The cast also includes Kristin Booth, Tammy Isbell and Peter Keleghan as colleagues of Leonard's at the paper, Leah Pinsent as Grand Rock's mayor Jane Davis, and Art Hindle, David Reale, Josette Halpert, Ryan Worthing, Lorna Wright, Darcy Gerhart, Darcy Campbell, Shauna Bailey and Joyce Cyr in supporting roles.

==Production==
The film was inspired by the case of Stephen Glass, an American journalist who lost his job in 1998 after it was determined that many of the articles he had written for The New Republic contained fabrications.

Perlmutter first pitched the project in 2009 at the Toronto International Film Festival's Pitch This competition, which Esmer was hosting, and the screenplay was subsequently developed through the Telefilm Comedy Lab program at the Canadian Film Centre. It entered production in fall 2013 in Midland, Ontario; Esmer described the town as having been so accommodating that the municipal government intentionally dug a pothole in one of its streets because it was needed as a plot point in the film, while Perlmutter noted that over 100 people showed up when a call was sent out for local residents to appear in the film as extras.

==Distribution==
The film premiered at the 2014 Cinéfest Sudbury International Film Festival. It was commercially released in winter 2015.

==Critical response==
Ken Eisner of The Georgia Straight wrote that "for his debut feature, writer-director Daniel Perlmutter keeps the proportions exactly right, balancing a steady stream of small laughs with a story that engages, mainly through the hearty efforts of actors all on the same page—Page One, you could say."

Chris Knight of the National Post opined that "while the plot has a slightly by-the-numbers feel – a tepid rom-com angle is ill-advised and does nothing for the story – it gets a lot of mileage out of its kooky concept." He added that "it’s great to see Keleghan as an older, somehow less wise version of his character from CBC’s short-lived series The Newsroom."

Brad Wheeler of The Globe and Mail called the film "a straight-faced but screwball comedy that's a little dated – rotary-dial phones? – yet absolutely pleasing.

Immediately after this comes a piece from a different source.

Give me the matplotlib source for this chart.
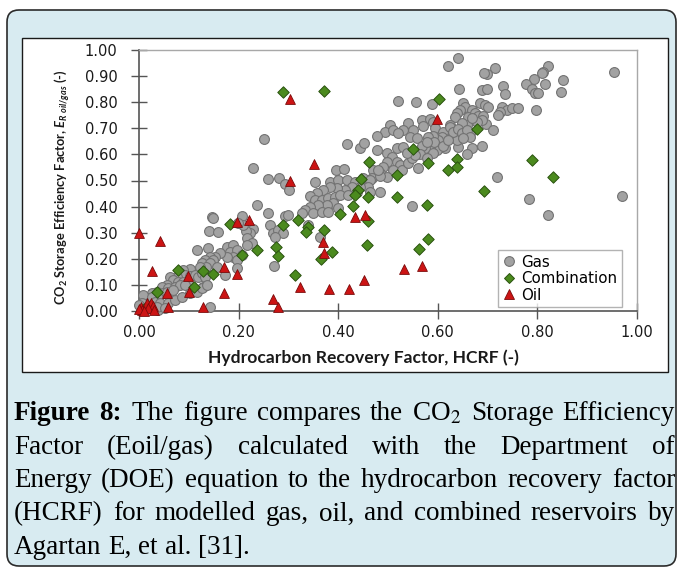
import matplotlib
matplotlib.use("Agg")
import matplotlib.pyplot as plt
from matplotlib.patches import FancyBboxPatch, Rectangle
from matplotlib.lines import Line2D

W, H = 683, 569

# ---- data (HCRF, storage efficiency) ----
gas_hcrf = [
    0.641, 0.621, 0.715, 0.699, 0.693, 0.821, 0.811, 0.809, 0.954, 0.851,
    0.793, 0.777, 0.815, 0.789, 0.795, 0.801, 0.847, 0.731, 0.735, 0.643,
    0.689, 0.699, 0.685, 0.695, 0.701, 0.651, 0.655, 0.645, 0.639, 0.635,
    0.669, 0.679, 0.671, 0.661, 0.659, 0.729, 0.739, 0.749, 0.761, 0.725,
    0.721, 0.797, 0.697, 0.711, 0.689, 0.669, 0.659, 0.641, 0.625, 0.629,
    0.614, 0.625, 0.645, 0.651, 0.639, 0.649, 0.665, 0.608, 0.614,
    0.520, 0.556, 0.588, 0.675, 0.681, 0.691, 0.689, 0.679, 0.669,
    0.568, 0.584, 0.590, 0.540, 0.504, 0.494, 0.510, 0.530, 0.550, 0.520, 0.544,
    0.558, 0.594, 0.610, 0.625, 0.631, 0.641, 0.649, 0.659, 0.665, 0.651,
    0.608, 0.600, 0.590, 0.580, 0.584, 0.594, 0.604, 0.598, 0.584, 0.574,
    0.568, 0.590, 0.564, 0.578,
    0.498, 0.508, 0.498, 0.518, 0.524, 0.490, 0.510, 0.528, 0.540, 0.548,
    0.554, 0.560, 0.484, 0.498, 0.518, 0.530, 0.538, 0.570, 0.592, 0.578,
    0.610, 0.620,
    0.478, 0.478, 0.458, 0.470, 0.468, 0.484, 0.251, 0.229, 0.418, 0.444,
    0.452, 0.480, 0.259, 0.281, 0.396, 0.412,
    0.353, 0.384, 0.400, 0.418, 0.434, 0.450, 0.464, 0.460, 0.444, 0.428,
    0.414, 0.398, 0.384, 0.370, 0.357, 0.343, 0.353, 0.367, 0.380, 0.394,
    0.404, 0.420, 0.438, 0.464, 0.484, 0.390, 0.378, 0.360, 0.343, 0.333,
    0.349, 0.327, 0.367, 0.380, 0.400, 0.548, 0.363,
    0.719, 0.783, 0.821, 0.970,
    0.293, 0.301, 0.237, 0.259, 0.293, 0.299, 0.263, 0.269, 0.279, 0.289,
    0.273, 0.271, 0.339,
    0.147, 0.149, 0.207, 0.229, 0.223, 0.215, 0.209, 0.199, 0.217, 0.227,
    0.217, 0.141, 0.159, 0.116, 0.139,
    0.177, 0.189, 0.183, 0.197, 0.207, 0.189, 0.177, 0.197, 0.163, 0.153,
    0.143, 0.133, 0.127, 0.149, 0.143, 0.157, 0.135, 0.122,
    0.102, 0.088, 0.082, 0.092, 0.102, 0.112, 0.118, 0.127, 0.133, 0.076,
    0.062, 0.068, 0.078, 0.088, 0.098, 0.056, 0.046, 0.058, 0.072, 0.082,
    0.036, 0.048, 0.026, 0.018, 0.028, 0.016, 0.008, 0.022, 0.038,
    0.143, 0.173, 0.197, 0.128,
    0.038, 0.056, 0.068, 0.092, 0.008, 0.026, 0.032, 0.042, 0.058,
    0.072, 0.086, 0.102, 0.116, 0.127, 0.137, 0.036, 0.052, 0.006, 0.000,
]
gas_eff = [
    0.969, 0.939, 0.931, 0.908, 0.912, 0.939, 0.916, 0.912, 0.916, 0.885,
    0.889, 0.870, 0.870, 0.851, 0.835, 0.835, 0.839, 0.862, 0.831, 0.851,
    0.847, 0.851, 0.797, 0.789, 0.782, 0.797, 0.782, 0.770, 0.759, 0.743,
    0.770, 0.751, 0.732, 0.743, 0.713, 0.782, 0.770, 0.778, 0.778, 0.762,
    0.751, 0.770, 0.716, 0.693, 0.632, 0.625, 0.602, 0.628, 0.713, 0.686,
    0.674, 0.663, 0.686, 0.667, 0.655, 0.720, 0.682, 0.644, 0.625,
    0.805, 0.801, 0.793, 0.759, 0.747, 0.747, 0.732, 0.724, 0.739,
    0.732, 0.736, 0.724, 0.720, 0.713, 0.686, 0.693, 0.693, 0.693, 0.682, 0.667,
    0.663, 0.701, 0.686, 0.705, 0.686, 0.697, 0.682, 0.693, 0.667, 0.663,
    0.667, 0.655, 0.670, 0.667, 0.644, 0.636, 0.628, 0.617, 0.621, 0.625,
    0.632, 0.605, 0.602, 0.586,
    0.605, 0.590, 0.571, 0.571, 0.559, 0.552, 0.540, 0.540, 0.567, 0.586,
    0.598, 0.548, 0.529, 0.513, 0.625, 0.628, 0.605, 0.709, 0.648, 0.648,
    0.632, 0.655,
    0.670, 0.617, 0.502, 0.540, 0.510, 0.517, 0.659, 0.548, 0.640, 0.625,
    0.644, 0.540, 0.506, 0.510, 0.540, 0.544,
    0.494, 0.494, 0.502, 0.502, 0.494, 0.510, 0.502, 0.475, 0.475, 0.475,
    0.464, 0.471, 0.475, 0.464, 0.452, 0.441, 0.425, 0.425, 0.433, 0.437,
    0.444, 0.444, 0.456, 0.456, 0.456, 0.414, 0.406, 0.406, 0.398, 0.387,
    0.375, 0.375, 0.379, 0.379, 0.395, 0.402, 0.284,
    0.513, 0.429, 0.368, 0.441,
    0.487, 0.464, 0.406, 0.375, 0.364, 0.368, 0.330, 0.299, 0.310, 0.299,
    0.284, 0.172, 0.330,
    0.360, 0.356, 0.364, 0.314, 0.299, 0.307, 0.330, 0.337, 0.280, 0.261,
    0.253, 0.307, 0.303, 0.234, 0.241,
    0.245, 0.253, 0.226, 0.234, 0.215, 0.207, 0.207, 0.195, 0.222, 0.207,
    0.207, 0.195, 0.184, 0.195, 0.184, 0.169, 0.169, 0.169,
    0.161, 0.157, 0.146, 0.138, 0.134, 0.138, 0.130, 0.146, 0.130, 0.130,
    0.130, 0.119, 0.111, 0.111, 0.107, 0.100, 0.092, 0.088, 0.092, 0.100,
    0.073, 0.069, 0.069, 0.050, 0.042, 0.031, 0.015, 0.031, 0.004,
    0.015, 0.138, 0.165, 0.092,
    0.050, 0.073, 0.080, 0.100, 0.061, 0.054, 0.034, 0.031, 0.031,
    0.042, 0.054, 0.069, 0.073, 0.088, 0.100, 0.015, 0.011, 0.031, 0.023,
]

comb_hcrf = [
    0.289, 0.371, 0.602, 0.679, 0.550, 0.580, 0.638, 0.638, 0.620, 0.462,
    0.446, 0.518, 0.789, 0.831, 0.693, 0.518, 0.578, 0.580, 0.562, 0.440,
    0.434, 0.460, 0.430, 0.404, 0.460, 0.458, 0.388, 0.365, 0.371, 0.339,
    0.335, 0.319, 0.289, 0.275, 0.279, 0.313, 0.237, 0.207, 0.183, 0.128,
    0.149, 0.110, 0.078, 0.036, 0.010, 0.020,
]
comb_eff = [
    0.839, 0.843, 0.812, 0.697, 0.621, 0.567, 0.582, 0.552, 0.540, 0.571,
    0.506, 0.521, 0.579, 0.514, 0.460, 0.437, 0.406, 0.276, 0.238, 0.464,
    0.444, 0.437, 0.402, 0.372, 0.345, 0.253, 0.226, 0.198, 0.310, 0.322,
    0.303, 0.349, 0.330, 0.245, 0.211, 0.138, 0.234, 0.215, 0.333, 0.153,
    0.142, 0.092, 0.157, 0.073, 0.008, 0.015,
]

oil_hcrf = [
    0.000, 0.042, 0.026, 0.056, 0.098, 0.100, 0.058, 0.128, 0.171, 0.196,
    0.171, 0.196, 0.221, 0.303, 0.269, 0.279, 0.323, 0.369, 0.371, 0.381,
    0.422, 0.434, 0.454, 0.452, 0.303, 0.351, 0.598, 0.532, 0.568,
    0.004, 0.016, 0.024, 0.028, 0.006, 0.018, 0.000, 0.010, 0.030,
]
oil_eff = [
    0.300, 0.268, 0.153, 0.069, 0.134, 0.073, 0.015, 0.015, 0.169, 0.142,
    0.069, 0.341, 0.349, 0.498, 0.046, 0.015, 0.092, 0.264, 0.222, 0.084,
    0.084, 0.360, 0.368, 0.119, 0.812, 0.563, 0.736, 0.161, 0.172,
    0.015, 0.030, 0.030, 0.019, 0.004, 0.011, 0.008, 0.000, 0.005,
]

x_ticks = [0.0, 0.2, 0.4, 0.6, 0.8, 1.0]
y_ticks = [0.0, 0.1, 0.2, 0.3, 0.4, 0.5, 0.6, 0.7, 0.8, 0.9, 1.0]

caption_lines = [
    [("Figure", "bold"), ("8:", "bold"), ("The", "normal"), ("figure", "normal"),
     ("compares", "normal"), ("the", "normal"), ("CO$_2$", "normal"),
     ("Storage", "normal"), ("Efficiency", "normal")],
    [(w, "normal") for w in "Factor (Eoil/gas) calculated with the Department of".split()],
    [(w, "normal") for w in "Energy (DOE) equation to the hydrocarbon recovery factor".split()],
    [(w, "normal") for w in "(HCRF) for modelled gas, oil, and combined reservoirs by".split()],
    [(w, "normal") for w in "Agartan E, et al. [31].".split()],
]

# ---- styling ----
plt.rcParams["font.family"] = "DejaVu Sans"
plt.rcParams["mathtext.fontset"] = "custom"
plt.rcParams["mathtext.rm"] = "Lato:bold"
plt.rcParams["mathtext.bf"] = "Lato:bold"
plt.rcParams["mathtext.it"] = "Lato:bold:italic"

PANEL_BLUE = "#d8ebf1"
GAS_FACE, GAS_EDGE = "#a2a2a2", "#727272"
COMB_FACE, COMB_EDGE = "#4b8a1e", "#2a5210"
OIL_FACE, OIL_EDGE = "#cc1414", "#7a0a0a"

fig = plt.figure(figsize=(W / 100, H / 100), dpi=100)
fig.patch.set_facecolor("white")

# background axes in pixel units (y down)
bg = fig.add_axes([0, 0, 1, 1], zorder=0)
bg.set_xlim(0, W)
bg.set_ylim(H, 0)
bg.axis("off")
bg.add_patch(FancyBboxPatch((7, 10), 669, 556, boxstyle="round,pad=0,rounding_size=12",
                            facecolor=PANEL_BLUE, edgecolor="#2b2b2b", linewidth=1.2))
bg.add_patch(Rectangle((22, 38), 646, 334, facecolor="white", edgecolor="#1a1a1a",
                       linewidth=1.0))

# main scatter axes
ax = fig.add_axes([139 / W, 1 - 311 / H, 498 / W, 261 / H], zorder=2)
ax.scatter(gas_hcrf, gas_eff, s=50, marker="o", facecolor=GAS_FACE, edgecolor=GAS_EDGE,
           linewidth=0.8, zorder=3, clip_on=False)
ax.scatter(comb_hcrf, comb_eff, s=34, marker="D", facecolor=COMB_FACE, edgecolor=COMB_EDGE,
           linewidth=0.7, zorder=4, clip_on=False)
ax.scatter(oil_hcrf, oil_eff, s=50, marker="^", facecolor=OIL_FACE, edgecolor=OIL_EDGE,
           linewidth=0.6, zorder=5, clip_on=False)

ax.set_xlim(0, 1)
ax.set_ylim(0, 1)
ax.set_xticks(x_ticks)
ax.set_yticks(y_ticks)
ax.set_xticklabels([f"{v:.2f}" for v in x_ticks])
ax.set_yticklabels([f"{v:.2f}" for v in y_ticks])
ax.tick_params(direction="inout", length=12, width=1.0, color="#555555",
               labelsize=10.5, labelcolor="#1a1a1a")
ax.tick_params(axis="y", pad=9.5)
ax.tick_params(axis="x", pad=4)
for side in ("left", "bottom"):
    ax.spines[side].set_color("#555555")
    ax.spines[side].set_linewidth(1.2)
for side in ("top", "right"):
    ax.spines[side].set_color("#a8a8a8")
    ax.spines[side].set_linewidth(1.0)

ax.set_xlabel("Hydrocarbon Recovery Factor, HCRF (-)", fontfamily="Lato",
              fontweight="bold", fontsize=12.6, labelpad=7, color="#1a1a1a")
ax.xaxis.label.set_x((363 - 139) / 498)
ax.set_ylabel(r"CO$_2$ Storage Efficiency Factor, $E_{R\ oil/gas}$ (-)", fontfamily="Lato",
              fontweight="bold", fontsize=9.3, labelpad=9, color="#1a1a1a")
ax.yaxis.label.set_y((311 - 187) / 261)

handles = [
    Line2D([], [], ls="none", marker="o", ms=7, mfc=GAS_FACE, mec=GAS_EDGE, mew=0.8),
    Line2D([], [], ls="none", marker="D", ms=5.5, mfc=COMB_FACE, mec=COMB_EDGE, mew=0.7),
    Line2D([], [], ls="none", marker="^", ms=7, mfc=OIL_FACE, mec=OIL_EDGE, mew=0.6),
]
leg = ax.legend(handles, ["Gas", "Combination", "Oil"], loc="lower right",
                bbox_to_anchor=(0.97, 0.015), borderaxespad=0, fontsize=10.8,
                frameon=True, fancybox=False, edgecolor="#a0a0a0", handlelength=0.9,
                handletextpad=0.35, labelspacing=0.1, borderpad=0.3)
leg.get_frame().set_linewidth(1.0)
leg.set_zorder(6)

# ---- justified caption (pixel coordinates) ----
renderer = fig.canvas.get_renderer()
CAP_SIZE = 19.5
cap_kw = dict(fontfamily="Liberation Serif", fontsize=CAP_SIZE, color="black",
              va="baseline", ha="left", math_fontfamily="stix")


def text_width(s, weight="normal"):
    t = bg.text(0, 0, s, fontweight=weight, **cap_kw)
    w = t.get_window_extent(renderer).width
    t.remove()
    return w


space_w = text_width("x x") - text_width("xx")
cap_left, cap_right = 14, 675
baselines = [420, 453.5, 487, 520.5, 554]
for i, (tokens, base) in enumerate(zip(caption_lines, baselines)):
    widths = [text_width(w, wt) for w, wt in tokens]
    last = i == len(caption_lines) - 1
    if last or len(tokens) < 2:
        gap = space_w
    else:
        gap = (cap_right - cap_left - sum(widths)) / (len(tokens) - 1)
        gap = max(gap, space_w * 0.6)
    x = cap_left
    for (w, wt), wd in zip(tokens, widths):
        bg.text(x, base, w, fontweight=wt, **cap_kw)
        x += wd + gap

fig.savefig("out.png", dpi=100)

Filmed in Midland, Ont., Daniel Perlmutter's quaint (and partly crowd-sourced) feature is 87 minutes of fun time, if a little clichéd in its depiction of village mentalities and humdrumness."

==Awards==
The film received three Canadian Comedy Award nominations at the 16th Canadian Comedy Awards in 2015, for Best Film, Best Writing in a Film (Perlmutter) and Best Female Performance in a Film (McNeill).